• Gas
  • Emotional Warfare (Polydor) 1982 
  • From the Cradle to the Grave (Good Vibrations) 1983 

Frequently compared to Elvis Costello, and sometimes even to Graham Parker and the Clash, the Gas were more of the punk-pop-mod school of outfits like the Jam and Chords. Emotional Warfare, a ripping pop LP, shows the trio’s sharp attack and some of the busiest music this side of the Buzzcocks. “Definitely Is a Lie” and “Losing my Patience” are the kind of aural pummels one never expects from music so catchy; similarly, the band’s vitality masked the incredibly bitter lyrics by singer Donnie Burke, an intelligent yet disillusioned and terminally unsatisfied frontman. Imagine someone who’d been left in the lurch by a thousand women and you’d still have trouble imagining Burke’s bleak anGerman By comparison, the young Costello seems complacent in comparison.
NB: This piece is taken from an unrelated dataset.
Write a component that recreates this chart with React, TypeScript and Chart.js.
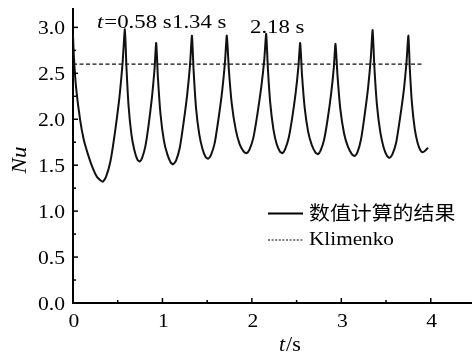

Emotional Warfare indeed!

The title track of From the Cradle to the Grave (which sets the theme for the LP) predates the Godfathers’ Birth, School, Work, Death by four years, stating almost exactly the same pessimistic outlook on life in Britain. While the battering ram of Burke’s rage and despair continues, it’s married here to a more somber sound, with pretty piano, light tempos and atmospheric guitar. This soundtrack for a tear-gushing movie of an unhappy life was ignored by the Gas’ older fans who preferred their fast and loud origins, and avoided by the post-punk doom and gloom school. The LP faded without much fanfare, as did the band soon thereafter.